» **COLLECTED DATA**:
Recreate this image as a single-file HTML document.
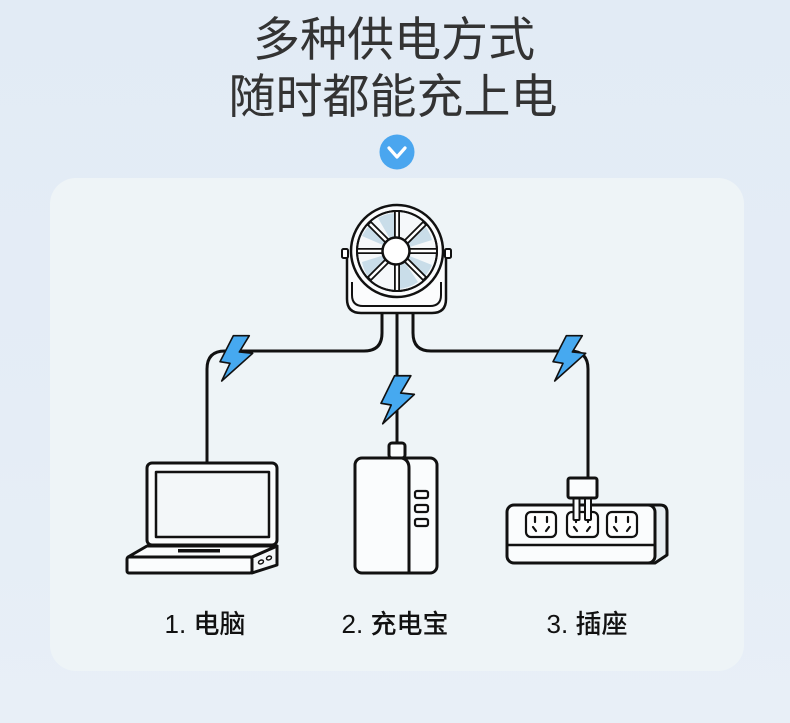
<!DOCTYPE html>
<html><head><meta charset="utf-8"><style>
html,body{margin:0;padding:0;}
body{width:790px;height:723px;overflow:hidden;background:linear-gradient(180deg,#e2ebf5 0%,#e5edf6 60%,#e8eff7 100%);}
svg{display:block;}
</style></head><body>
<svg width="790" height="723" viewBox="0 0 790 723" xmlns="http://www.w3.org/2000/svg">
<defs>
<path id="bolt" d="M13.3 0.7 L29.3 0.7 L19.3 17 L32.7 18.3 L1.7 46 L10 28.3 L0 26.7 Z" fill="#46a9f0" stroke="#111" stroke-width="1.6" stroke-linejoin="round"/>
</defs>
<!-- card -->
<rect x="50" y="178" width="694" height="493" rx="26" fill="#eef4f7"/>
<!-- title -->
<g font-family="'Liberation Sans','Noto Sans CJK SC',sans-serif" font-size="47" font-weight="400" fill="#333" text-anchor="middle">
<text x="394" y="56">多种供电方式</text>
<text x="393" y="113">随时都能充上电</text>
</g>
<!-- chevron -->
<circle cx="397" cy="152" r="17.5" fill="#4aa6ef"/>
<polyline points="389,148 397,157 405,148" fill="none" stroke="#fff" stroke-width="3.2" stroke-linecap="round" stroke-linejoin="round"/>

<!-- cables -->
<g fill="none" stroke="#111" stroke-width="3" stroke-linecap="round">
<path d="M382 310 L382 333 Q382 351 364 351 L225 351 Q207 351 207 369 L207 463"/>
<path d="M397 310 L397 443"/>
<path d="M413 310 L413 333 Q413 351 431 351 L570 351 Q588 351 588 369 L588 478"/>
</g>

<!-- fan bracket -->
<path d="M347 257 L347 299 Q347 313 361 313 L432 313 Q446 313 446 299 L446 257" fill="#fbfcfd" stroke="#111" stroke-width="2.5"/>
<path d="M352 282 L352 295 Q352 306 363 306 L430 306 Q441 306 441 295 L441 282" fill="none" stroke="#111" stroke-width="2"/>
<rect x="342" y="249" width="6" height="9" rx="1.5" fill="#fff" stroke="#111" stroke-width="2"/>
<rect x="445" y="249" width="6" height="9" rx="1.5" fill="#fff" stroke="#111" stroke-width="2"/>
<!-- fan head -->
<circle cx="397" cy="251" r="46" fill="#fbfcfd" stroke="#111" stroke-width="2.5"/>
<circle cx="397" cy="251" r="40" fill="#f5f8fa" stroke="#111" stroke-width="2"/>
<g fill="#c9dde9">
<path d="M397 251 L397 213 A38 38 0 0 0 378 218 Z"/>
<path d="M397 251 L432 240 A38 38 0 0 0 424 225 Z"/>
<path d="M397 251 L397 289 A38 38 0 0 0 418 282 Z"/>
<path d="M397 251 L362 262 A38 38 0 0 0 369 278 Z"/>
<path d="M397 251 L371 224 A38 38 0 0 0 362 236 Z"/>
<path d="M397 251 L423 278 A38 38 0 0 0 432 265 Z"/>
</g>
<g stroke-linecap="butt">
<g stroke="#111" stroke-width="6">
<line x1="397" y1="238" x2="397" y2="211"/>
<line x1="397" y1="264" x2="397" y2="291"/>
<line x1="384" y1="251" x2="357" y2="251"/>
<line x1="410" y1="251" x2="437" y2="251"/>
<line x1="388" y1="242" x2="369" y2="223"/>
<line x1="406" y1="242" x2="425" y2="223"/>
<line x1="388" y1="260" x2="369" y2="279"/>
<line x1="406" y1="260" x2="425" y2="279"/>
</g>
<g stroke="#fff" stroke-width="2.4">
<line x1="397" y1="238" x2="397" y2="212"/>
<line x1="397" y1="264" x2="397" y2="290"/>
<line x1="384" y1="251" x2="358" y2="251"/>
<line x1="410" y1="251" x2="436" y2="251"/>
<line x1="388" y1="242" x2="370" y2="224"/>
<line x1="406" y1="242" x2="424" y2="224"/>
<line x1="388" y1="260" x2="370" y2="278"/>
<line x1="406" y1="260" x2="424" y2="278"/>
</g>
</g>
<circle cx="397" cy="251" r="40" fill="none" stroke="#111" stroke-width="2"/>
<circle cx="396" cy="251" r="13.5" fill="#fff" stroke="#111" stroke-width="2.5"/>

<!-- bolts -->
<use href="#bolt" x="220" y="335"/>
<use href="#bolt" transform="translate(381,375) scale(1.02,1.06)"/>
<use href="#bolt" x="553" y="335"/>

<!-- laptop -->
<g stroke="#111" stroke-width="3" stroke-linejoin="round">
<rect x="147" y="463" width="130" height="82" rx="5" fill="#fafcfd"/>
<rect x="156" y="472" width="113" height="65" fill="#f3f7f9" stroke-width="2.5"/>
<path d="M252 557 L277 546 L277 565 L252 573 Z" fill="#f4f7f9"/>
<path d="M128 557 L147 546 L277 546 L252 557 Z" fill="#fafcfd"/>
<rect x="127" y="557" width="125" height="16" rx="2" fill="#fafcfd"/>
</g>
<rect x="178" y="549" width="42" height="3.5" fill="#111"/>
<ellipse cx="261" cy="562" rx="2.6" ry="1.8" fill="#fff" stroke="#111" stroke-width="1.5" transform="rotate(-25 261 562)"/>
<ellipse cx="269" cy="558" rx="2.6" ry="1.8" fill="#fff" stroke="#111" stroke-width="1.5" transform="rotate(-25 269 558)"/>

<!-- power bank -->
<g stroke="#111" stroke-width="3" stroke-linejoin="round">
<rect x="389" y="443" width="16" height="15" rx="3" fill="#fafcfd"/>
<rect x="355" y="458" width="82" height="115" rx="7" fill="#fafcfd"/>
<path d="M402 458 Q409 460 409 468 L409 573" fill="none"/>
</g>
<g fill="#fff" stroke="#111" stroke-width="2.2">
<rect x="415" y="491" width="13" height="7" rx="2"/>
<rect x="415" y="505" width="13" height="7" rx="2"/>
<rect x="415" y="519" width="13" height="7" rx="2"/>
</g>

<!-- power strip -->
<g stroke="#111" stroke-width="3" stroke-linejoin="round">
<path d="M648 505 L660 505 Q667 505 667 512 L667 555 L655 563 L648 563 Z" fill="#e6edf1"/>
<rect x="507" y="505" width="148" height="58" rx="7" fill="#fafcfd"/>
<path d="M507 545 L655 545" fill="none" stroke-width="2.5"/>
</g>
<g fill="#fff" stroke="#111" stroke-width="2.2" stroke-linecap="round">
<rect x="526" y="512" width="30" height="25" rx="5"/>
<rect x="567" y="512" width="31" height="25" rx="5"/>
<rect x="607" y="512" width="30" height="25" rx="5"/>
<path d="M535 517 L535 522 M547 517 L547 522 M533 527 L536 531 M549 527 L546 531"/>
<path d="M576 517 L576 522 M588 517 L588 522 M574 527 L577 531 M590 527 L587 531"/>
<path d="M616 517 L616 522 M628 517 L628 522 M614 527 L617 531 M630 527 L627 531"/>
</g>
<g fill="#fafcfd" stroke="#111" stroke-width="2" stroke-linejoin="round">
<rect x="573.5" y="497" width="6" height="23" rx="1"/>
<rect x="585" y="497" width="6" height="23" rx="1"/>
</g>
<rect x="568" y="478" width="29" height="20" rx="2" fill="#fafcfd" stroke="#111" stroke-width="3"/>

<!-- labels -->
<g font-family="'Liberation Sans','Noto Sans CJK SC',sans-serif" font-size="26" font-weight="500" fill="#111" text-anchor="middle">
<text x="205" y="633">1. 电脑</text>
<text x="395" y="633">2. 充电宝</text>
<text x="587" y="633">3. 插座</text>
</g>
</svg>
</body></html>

» **GIVEN EXERCISE**:
Send back the data above word for word, with the pictures left out.

» **RESPONSE TO THE EXERCISE**:
Recreate this image as a single-file HTML document.
<!DOCTYPE html>
<html><head><meta charset="utf-8"><style>
html,body{margin:0;padding:0;}
body{width:790px;height:723px;overflow:hidden;background:linear-gradient(180deg,#e2ebf5 0%,#e5edf6 60%,#e8eff7 100%);}
svg{display:block;}
</style></head><body>
<svg width="790" height="723" viewBox="0 0 790 723" xmlns="http://www.w3.org/2000/svg">
<defs>
<path id="bolt" d="M13.3 0.7 L29.3 0.7 L19.3 17 L32.7 18.3 L1.7 46 L10 28.3 L0 26.7 Z" fill="#46a9f0" stroke="#111" stroke-width="1.6" stroke-linejoin="round"/>
</defs>
<!-- card -->
<rect x="50" y="178" width="694" height="493" rx="26" fill="#eef4f7"/>
<!-- title -->
<g font-family="'Liberation Sans','Noto Sans CJK SC',sans-serif" font-size="47" font-weight="400" fill="#333" text-anchor="middle">
<text x="394" y="56">多种供电方式</text>
<text x="393" y="113">随时都能充上电</text>
</g>
<!-- chevron -->
<circle cx="397" cy="152" r="17.5" fill="#4aa6ef"/>
<polyline points="389,148 397,157 405,148" fill="none" stroke="#fff" stroke-width="3.2" stroke-linecap="round" stroke-linejoin="round"/>

<!-- cables -->
<g fill="none" stroke="#111" stroke-width="3" stroke-linecap="round">
<path d="M382 310 L382 333 Q382 351 364 351 L225 351 Q207 351 207 369 L207 463"/>
<path d="M397 310 L397 443"/>
<path d="M413 310 L413 333 Q413 351 431 351 L570 351 Q588 351 588 369 L588 478"/>
</g>

<!-- fan bracket -->
<path d="M347 257 L347 299 Q347 313 361 313 L432 313 Q446 313 446 299 L446 257" fill="#fbfcfd" stroke="#111" stroke-width="2.5"/>
<path d="M352 282 L352 295 Q352 306 363 306 L430 306 Q441 306 441 295 L441 282" fill="none" stroke="#111" stroke-width="2"/>
<rect x="342" y="249" width="6" height="9" rx="1.5" fill="#fff" stroke="#111" stroke-width="2"/>
<rect x="445" y="249" width="6" height="9" rx="1.5" fill="#fff" stroke="#111" stroke-width="2"/>
<!-- fan head -->
<circle cx="397" cy="251" r="46" fill="#fbfcfd" stroke="#111" stroke-width="2.5"/>
<circle cx="397" cy="251" r="40" fill="#f5f8fa" stroke="#111" stroke-width="2"/>
<g fill="#c9dde9">
<path d="M397 251 L397 213 A38 38 0 0 0 378 218 Z"/>
<path d="M397 251 L432 240 A38 38 0 0 0 424 225 Z"/>
<path d="M397 251 L397 289 A38 38 0 0 0 418 282 Z"/>
<path d="M397 251 L362 262 A38 38 0 0 0 369 278 Z"/>
<path d="M397 251 L371 224 A38 38 0 0 0 362 236 Z"/>
<path d="M397 251 L423 278 A38 38 0 0 0 432 265 Z"/>
</g>
<g stroke-linecap="butt">
<g stroke="#111" stroke-width="6">
<line x1="397" y1="238" x2="397" y2="211"/>
<line x1="397" y1="264" x2="397" y2="291"/>
<line x1="384" y1="251" x2="357" y2="251"/>
<line x1="410" y1="251" x2="437" y2="251"/>
<line x1="388" y1="242" x2="369" y2="223"/>
<line x1="406" y1="242" x2="425" y2="223"/>
<line x1="388" y1="260" x2="369" y2="279"/>
<line x1="406" y1="260" x2="425" y2="279"/>
</g>
<g stroke="#fff" stroke-width="2.4">
<line x1="397" y1="238" x2="397" y2="212"/>
<line x1="397" y1="264" x2="397" y2="290"/>
<line x1="384" y1="251" x2="358" y2="251"/>
<line x1="410" y1="251" x2="436" y2="251"/>
<line x1="388" y1="242" x2="370" y2="224"/>
<line x1="406" y1="242" x2="424" y2="224"/>
<line x1="388" y1="260" x2="370" y2="278"/>
<line x1="406" y1="260" x2="424" y2="278"/>
</g>
</g>
<circle cx="397" cy="251" r="40" fill="none" stroke="#111" stroke-width="2"/>
<circle cx="396" cy="251" r="13.5" fill="#fff" stroke="#111" stroke-width="2.5"/>

<!-- bolts -->
<use href="#bolt" x="220" y="335"/>
<use href="#bolt" transform="translate(381,375) scale(1.02,1.06)"/>
<use href="#bolt" x="553" y="335"/>

<!-- laptop -->
<g stroke="#111" stroke-width="3" stroke-linejoin="round">
<rect x="147" y="463" width="130" height="82" rx="5" fill="#fafcfd"/>
<rect x="156" y="472" width="113" height="65" fill="#f3f7f9" stroke-width="2.5"/>
<path d="M252 557 L277 546 L277 565 L252 573 Z" fill="#f4f7f9"/>
<path d="M128 557 L147 546 L277 546 L252 557 Z" fill="#fafcfd"/>
<rect x="127" y="557" width="125" height="16" rx="2" fill="#fafcfd"/>
</g>
<rect x="178" y="549" width="42" height="3.5" fill="#111"/>
<ellipse cx="261" cy="562" rx="2.6" ry="1.8" fill="#fff" stroke="#111" stroke-width="1.5" transform="rotate(-25 261 562)"/>
<ellipse cx="269" cy="558" rx="2.6" ry="1.8" fill="#fff" stroke="#111" stroke-width="1.5" transform="rotate(-25 269 558)"/>

<!-- power bank -->
<g stroke="#111" stroke-width="3" stroke-linejoin="round">
<rect x="389" y="443" width="16" height="15" rx="3" fill="#fafcfd"/>
<rect x="355" y="458" width="82" height="115" rx="7" fill="#fafcfd"/>
<path d="M402 458 Q409 460 409 468 L409 573" fill="none"/>
</g>
<g fill="#fff" stroke="#111" stroke-width="2.2">
<rect x="415" y="491" width="13" height="7" rx="2"/>
<rect x="415" y="505" width="13" height="7" rx="2"/>
<rect x="415" y="519" width="13" height="7" rx="2"/>
</g>

<!-- power strip -->
<g stroke="#111" stroke-width="3" stroke-linejoin="round">
<path d="M648 505 L660 505 Q667 505 667 512 L667 555 L655 563 L648 563 Z" fill="#e6edf1"/>
<rect x="507" y="505" width="148" height="58" rx="7" fill="#fafcfd"/>
<path d="M507 545 L655 545" fill="none" stroke-width="2.5"/>
</g>
<g fill="#fff" stroke="#111" stroke-width="2.2" stroke-linecap="round">
<rect x="526" y="512" width="30" height="25" rx="5"/>
<rect x="567" y="512" width="31" height="25" rx="5"/>
<rect x="607" y="512" width="30" height="25" rx="5"/>
<path d="M535 517 L535 522 M547 517 L547 522 M533 527 L536 531 M549 527 L546 531"/>
<path d="M576 517 L576 522 M588 517 L588 522 M574 527 L577 531 M590 527 L587 531"/>
<path d="M616 517 L616 522 M628 517 L628 522 M614 527 L617 531 M630 527 L627 531"/>
</g>
<g fill="#fafcfd" stroke="#111" stroke-width="2" stroke-linejoin="round">
<rect x="573.5" y="497" width="6" height="23" rx="1"/>
<rect x="585" y="497" width="6" height="23" rx="1"/>
</g>
<rect x="568" y="478" width="29" height="20" rx="2" fill="#fafcfd" stroke="#111" stroke-width="3"/>

<!-- labels -->
<g font-family="'Liberation Sans','Noto Sans CJK SC',sans-serif" font-size="26" font-weight="500" fill="#111" text-anchor="middle">
<text x="205" y="633">1. 电脑</text>
<text x="395" y="633">2. 充电宝</text>
<text x="587" y="633">3. 插座</text>
</g>
</svg>
</body></html>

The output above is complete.